Father Jaki, professor of the history and philosophy of science at Seton Hall University in South Orange, New Jersey, is in Rome to attend a congress of the Pontifical Academy of Sciences on scientific and educational learning.

–Q: How did you see Sept. 11 from your perspective as a scientist?

–Father Jaki: The destruction of the Twin Towers was terrible, but the Western world is moving toward an even graver catastrophe, if it allows itself to be too enchanted by scientific technology, namely, by the extraordinary power to dominate the quantitative aspects of things.

If we begin to think that, thanks to «quantitative» power, it is also possible to control what is not «quantitative,» we will remove ourselves totally from the most important values of human life.

–Q: In sum, do you think that technology «betrayed» us on Sept. 11?

–Father Jaki: The terrorists who demolished the New York towers used the latest results of technology.

I have read the report of experts engineers on the structure of skyscrapers. If the terrorist had struck the towers not on the 80th floor but on the 90th or higher, the collapse would not have happened. They struck them at the weakest structural point. Whether or not this was a coincidence, it is a fact.

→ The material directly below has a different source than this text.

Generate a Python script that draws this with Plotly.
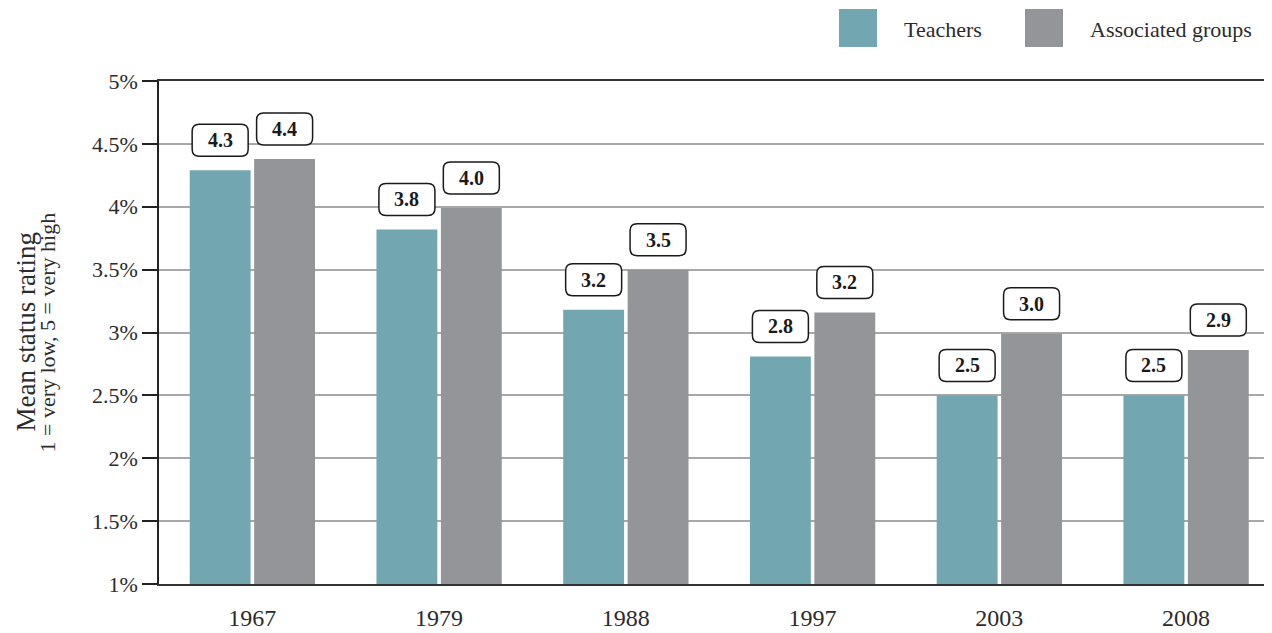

–Q: What can be deduced, that science also has a responsibility for this?

–Father Jaki: Technology is neither vulnerable nor invulnerable. It is precise or imprecise. It is neither good nor bad from the moral point of view.

–Q: Have you considered if terrorism and war do not divert attention and money from research that brings well-being and progress?

–Father Jaki: But science and technology cannot automatically ensure either progress or stability in the world. This is proved too often by taking recourse to war. And is there anyone who still believes that science on its own can produce stability and progress?

Science and technology can only assure the human species of the necessary means to do certain things. But [science] cannot give them the ends, nor the determination, nor the good will. All this is beyond the concern of science.

–Q: But some scientists openly refer to an inner search.

–Father Jaki: Let´s take the theory of relativity. It is an absolutely mathematical, quantitative representation, but in the name of the theory of relativity, a gospel has been preached according to which everything is relative, and this has become the only absolute truth.

–Q: What method must be introduced in education so that young people will learn to love science and to use it for, rather than against, humanity?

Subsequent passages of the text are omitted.